Okay. There is literally only one. Innocent W.
I fucking hate you.

This is literally the worst garbage. One time, Dr. M made me read some nonsense about a guy who ate ramen and got married and it was really gay but then he went to another dimension. That wasn't good. This is actually offensively bad. This is so atrocious that I am literally offended.

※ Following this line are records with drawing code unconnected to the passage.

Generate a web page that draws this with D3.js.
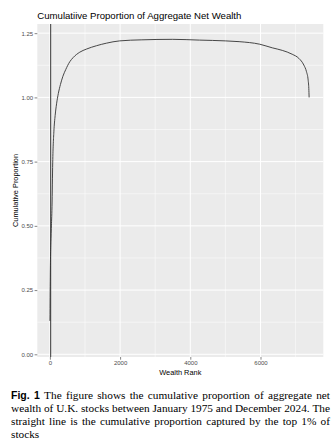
<!DOCTYPE html>
<html>
<head>
<meta charset="utf-8">
<script src="https://cdn.jsdelivr.net/npm/d3@7"></script>
<style>
  body { margin: 0; background: #fff; }
  svg { display: block; }
</style>
</head>
<body>
<script>
var width = 336;
var height = 445;

// wealth rank vs cumulative proportion
var ranks  = [1, 5, 10, 20, 30, 40, 60, 80, 113, 150, 190, 240, 300, 370, 450, 567, 662, 851, 1040, 1324, 1608, 1986, 2600, 3500, 4261, 5000, 5390, 5977, 6335, 6620, 6903, 7092, 7234, 7310, 7357, 7376, 7385];
var values = [0.13, 0.22, 0.30, 0.40, 0.45, 0.49, 0.575, 0.745, 0.866, 0.93, 0.975, 1.015, 1.05, 1.082, 1.108, 1.139, 1.155, 1.176, 1.188, 1.201, 1.211, 1.22, 1.224, 1.226, 1.223, 1.22, 1.217, 1.207, 1.193, 1.183, 1.168, 1.152, 1.126, 1.10, 1.068, 1.035, 1.0];
var vlineRank = 22; // top 1% marker

var xTicks = [0, 2000, 4000, 6000];
var xMinor = [1000, 3000, 5000, 7000];
var yTicks = [0, 0.25, 0.5, 0.75, 1.0, 1.25];
var yMinor = [0.125, 0.375, 0.625, 0.875, 1.125];

var captionLines = [
  [{t: "Fig. 1", bold: true}, {t: "The figure shows the cumulative proportion of aggregate net"}],
  [{t: "wealth of U.K. stocks between January 1975 and December 2024. The"}],
  [{t: "straight line is the cumulative proportion captured by the top 1% of"}],
  [{t: "stocks"}]
];

var panel = {left: 37.3, right: 323.3, top: 24, bottom: 357};

var x = d3.scaleLinear().domain([-359, 7789]).range([panel.left, panel.right]);
var y = d3.scaleLinear().domain([-0.0105, 1.2857]).range([panel.bottom, panel.top]);

var svg = d3.select("body").append("svg")
    .attr("width", width)
    .attr("height", height);

// panel background
svg.append("rect")
  .attr("x", panel.left).attr("y", panel.top)
  .attr("width", panel.right - panel.left)
  .attr("height", panel.bottom - panel.top)
  .attr("fill", "#EBEBEB");

// grid
var grid = svg.append("g");
grid.selectAll(".ym").data(yMinor).enter().append("line")
  .attr("x1", panel.left).attr("x2", panel.right)
  .attr("y1", function(d){ return y(d); }).attr("y2", function(d){ return y(d); })
  .attr("stroke", "#fff").attr("stroke-width", 0.5);
grid.selectAll(".xm").data(xMinor).enter().append("line")
  .attr("y1", panel.top).attr("y2", panel.bottom)
  .attr("x1", function(d){ return x(d); }).attr("x2", function(d){ return x(d); })
  .attr("stroke", "#fff").attr("stroke-width", 0.5);
grid.selectAll(".yM").data(yTicks).enter().append("line")
  .attr("x1", panel.left).attr("x2", panel.right)
  .attr("y1", function(d){ return y(d); }).attr("y2", function(d){ return y(d); })
  .attr("stroke", "#fff").attr("stroke-width", 1);
grid.selectAll(".xM").data(xTicks).enter().append("line")
  .attr("y1", panel.top).attr("y2", panel.bottom)
  .attr("x1", function(d){ return x(d); }).attr("x2", function(d){ return x(d); })
  .attr("stroke", "#fff").attr("stroke-width", 1);

// vertical line (top 1%)
svg.append("line")
  .attr("x1", x(vlineRank)).attr("x2", x(vlineRank))
  .attr("y1", panel.top).attr("y2", panel.bottom)
  .attr("stroke", "#222").attr("stroke-width", 0.9);

// curve
var pts = ranks.map(function(r, i){ return [r, values[i]]; });
svg.append("path")
  .datum(pts)
  .attr("fill", "none")
  .attr("stroke", "#333")
  .attr("stroke-width", 0.9)
  .attr("d", d3.line()
    .x(function(d){ return x(d[0]); })
    .y(function(d){ return y(d[1]); })
    .curve(d3.curveMonotoneX));

// axes
var xAxis = svg.append("g")
  .attr("transform", "translate(0," + panel.bottom + ")")
  .call(d3.axisBottom(x).tickValues(xTicks).tickFormat(d3.format("d")).tickSize(2.7).tickPadding(1.5));
var yAxis = svg.append("g")
  .attr("transform", "translate(" + panel.left + ",0)")
  .call(d3.axisLeft(y).tickValues(yTicks).tickFormat(d3.format(".2f")).tickSize(2.7).tickPadding(1.5));
[xAxis, yAxis].forEach(function(a){
  a.select(".domain").remove();
  a.selectAll(".tick line").attr("stroke", "#333").attr("stroke-width", 0.6);
  a.selectAll(".tick text")
    .attr("fill", "#4D4D4D")
    .style("font-family", "Liberation Sans, Arial, sans-serif")
    .style("font-size", "6px");
});

// titles
svg.append("text")
  .attr("x", panel.left).attr("y", 18.5)
  .style("font-family", "Liberation Sans, Arial, sans-serif")
  .style("font-size", "9.6px")
  .text("Cumulatiive Proportion of Aggregate Net Wealth");

svg.append("text")
  .attr("x", (panel.left + panel.right) / 2).attr("y", 374.5)
  .attr("text-anchor", "middle")
  .style("font-family", "Liberation Sans, Arial, sans-serif")
  .style("font-size", "7.4px")
  .text("Wealth Rank");

svg.append("text")
  .attr("transform", "translate(17.5," + ((panel.top + panel.bottom) / 2) + ") rotate(-90)")
  .attr("text-anchor", "middle")
  .style("font-family", "Liberation Sans, Arial, sans-serif")
  .style("font-size", "7.4px")
  .text("Cumulative Proportion");

// caption, justified by placing words
var capLeft = 11, capRight = 330, capTop = 399, capStep = 12.9;
var capSize = 11.3;
var cap = svg.append("g");
captionLines.forEach(function(line, li){
  var words = [];
  line.forEach(function(seg){
    seg.t.split(" ").forEach(function(w){ words.push({t: w, bold: !!seg.bold}); });
  });
  var t = cap.append("text").attr("y", capTop + li * capStep).style("font-size", capSize + "px");
  var spans = t.selectAll("tspan").data(words).enter().append("tspan")
    .style("font-family", function(d){ return d.bold ? "Liberation Sans, Arial, sans-serif" : "Liberation Serif, Times New Roman, serif"; })
    .style("font-weight", function(d){ return d.bold ? "bold" : "normal"; })
    .style("font-size", function(d){ return d.bold ? (capSize * 0.93) + "px" : capSize + "px"; })
    .text(function(d){ return d.t; });
  var widths = [];
  spans.each(function(){ widths.push(this.getComputedTextLength()); });
  var total = d3.sum(widths);
  var gap = li < captionLines.length - 1 ? (capRight - capLeft - total) / (words.length - 1) : capSize * 0.25;
  var cx = capLeft;
  spans.attr("x", function(d, i){ var v = cx; cx += widths[i] + gap; return v; });
});
</script>
</body>
</html>
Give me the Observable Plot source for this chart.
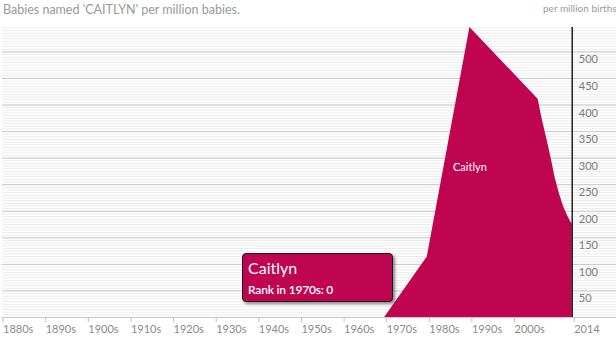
<!DOCTYPE html>
<html>
<head>
<meta charset="utf-8">
<script src="https://cdn.jsdelivr.net/npm/d3@7"></script>
<script src="https://cdn.jsdelivr.net/npm/@observablehq/plot@0.6"></script>
<style>
  html, body { margin: 0; padding: 0; background: #fff; overflow: hidden; }
  #wrap { position: relative; width: 616px; height: 340px; font-family: Lato, "Noto Sans", sans-serif; }
  #title { position: absolute; left: 3px; top: 2px; font-size: 12.5px; color: #9a9a9a; white-space: nowrap; }
  #unit { position: absolute; left: 543px; top: 2px; font-size: 10px; color: #9a9a9a; white-space: nowrap; }
  #tip { position: absolute; left: 242px; top: 253px; width: 149px; height: 47px; background: #bf0550;
         border: 1px solid #1a1a1a; border-radius: 4px; box-shadow: 2px 2px 3px rgba(0,0,0,0.45); color: #fff; }
  #tip .n { position: absolute; left: 5px; top: 4px; font-size: 16px; }
  #tip .r { position: absolute; left: 5px; top: 28px; font-size: 12px; font-weight: 600; letter-spacing: -0.2px; }
  svg { position: absolute; left: 0; top: 0; }
</style>
</head>
<body>
<div id="wrap">
  <div id="chart"></div>
  <div id="title"></div>
  <div id="unit"></div>
  <div id="tip"><div class="n"></div><div class="r"></div></div>
</div>
<script>
// ---- data ----
const babyName = "Caitlyn";
const titleText = "Babies named 'CAITLYN' per million babies.";
const unitText = "per million births";
const years  = [1970, 1980, 1990, 2006, 2007, 2008, 2009, 2010, 2011, 2012, 2013, 2014];
const values = [0,    114,  546,  411,  372,  338,  302,  263,  233,  208,  190,  175];
const xTickYears  = [1880, 1890, 1900, 1910, 1920, 1930, 1940, 1950, 1960, 1970, 1980, 1990, 2000, 2014];
const xTickLabels = ["1880s","1890s","1900s","1910s","1920s","1930s","1940s","1950s","1960s","1970s","1980s","1990s","2000s","2014"];
const yTicks = [50, 100, 150, 200, 250, 300, 350, 400, 450, 500];
const tipDecade = "1970s";
const tipRank = 0;

const data = years.map((y, i) => ({year: y, value: values[i]}));
const peak = data.reduce((a, b) => (b.value > a.value ? b : a));
const minorTicks = d3.range(5, peak.value, 5);
const majorTicks = [0].concat(yTicks);

const W = 616, H = 340;
const mL = 0.6, mR = 44.3, mT = 27, mB = 23;
const fill = "#bf0550";

const plot = Plot.plot({
  width: W, height: H,
  marginLeft: mL, marginRight: mR, marginTop: mT, marginBottom: mB,
  style: {fontFamily: "Lato, 'Noto Sans', sans-serif", background: "transparent"},
  x: {domain: [1880, 2014]},
  y: {domain: [0, peak.value]},
  marks: [
    Plot.ruleY(minorTicks, {stroke: "#ebebeb", strokeWidth: 1, insetLeft: 1.4, insetRight: -mR}),
    Plot.ruleY(majorTicks, {stroke: "#c8c8c8", strokeWidth: 1, insetLeft: 1.4, insetRight: -mR}),
    Plot.areaY(data, {x: "year", y: "value", fill: fill, curve: "linear"}),
    Plot.text([peak], {x: "year", y: d => d.value / 2, text: () => babyName, fill: "#fff", fontSize: 11, dy: -5}),
    Plot.ruleX([2014], {stroke: "#000", strokeWidth: 1.3}),
    Plot.axisX({
      ticks: xTickYears, tickSize: 5, stroke: "#c0c0c0",
      tickFormat: d => xTickLabels[xTickYears.indexOf(d)],
      textAnchor: "start", dx: 2, tickPadding: 3, fontSize: 11, fill: "#8a8a8a", label: null
    }),
    Plot.axisY({
      anchor: "right", ticks: yTicks, tickSize: 0, tickPadding: 6.6, dy: 8,
      fontSize: 11, fill: "#7a7a7a", label: null
    })
  ]
});
document.getElementById("chart").appendChild(plot);
document.getElementById("title").textContent = titleText;
document.getElementById("unit").textContent = unitText;
document.querySelector("#tip .n").textContent = babyName;
document.querySelector("#tip .r").textContent = `Rank in ${tipDecade}: ${tipRank}`;
</script>
</body>
</html>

The art is trash. As in, the laziest, late 80s, every single character looks exactly the freaking same and has the same hair and face. THERE IS NO DISTINCTION BETWEEN MALES AND FEMALES. Also, this is supposedly about witches. I don't know. The W in the title stands for witches. I'm sitting here, rubbing the skin between my eyebrows in a very tired manner because I don't even know anymore. I can't even express how useless this book is. I literally paid like maybe two dollars for it. I'm mad about that. I could have paid for two dirty hypodermic needles to jam into my tear ducts and give myself a home lobotomy, and I would literally have had more fun. Well, maybe not more fun, but I would definitely have been less unhappy.

This book has violence, and if you've read my other entries, you know I love violence. I really, really do. I think it's really entertaining, even if it's not done well. But this, this is just....bleh. BLEH. I was bored and repulsed at the same time. The characters are so bland, it has all the thrill of watching someone across the dinner table cutting a head of lettuce. Yes, it gets cut, no I'm not having a damn bit of fun watching you do it.

Last but certainly not least, the witches have no power. I don't know what the hell the point is, but they couldn't even defend themselves. They're like, hotline psychic type witches. Excuse me for a minute, I need to rub that bit of skin between my eyebrows in frustration for a few more minutes.

I would not waste another bit of money on this series. In fact, if someone offered them for free, I would not take them. If anyone wants this one for whatever, you can roll some blunts with the pages. Maybe in it's second life, this can bring less misery to the world. But you'll probably get ink poisoning and rot from within when you smoke it. I feel like I need to take it to Mordor or something.

Who's up for a fun trek? We can put it on a necklace and you can carry me and later I'll get a finger bitten off and everyone at CLAMP will cheer.


lullatoned said...

Mr. Empty, would you read this manga high? Cause I'm contemplating gathering a list of atrocious manga and reading them while I'm blown. Is this one of them? And I'm completely serious.

Side note, you aren't the first person to tell me that this manga is shit. The few people I've spoken to that have read this say it's absolute rubbish.

I suppose I'll have to go see how shitty it is by reading the first chapter or something.

Mr. Empty said...

That would be a terrible waste of ganja. Unless you actually want to be confused and angry while high.

I would suggest, instead, take the two dollars, go to McDs, get the 10 McNuggest for $1.99, and then make them give you two of each kind of sauce. Wayyyy more fun.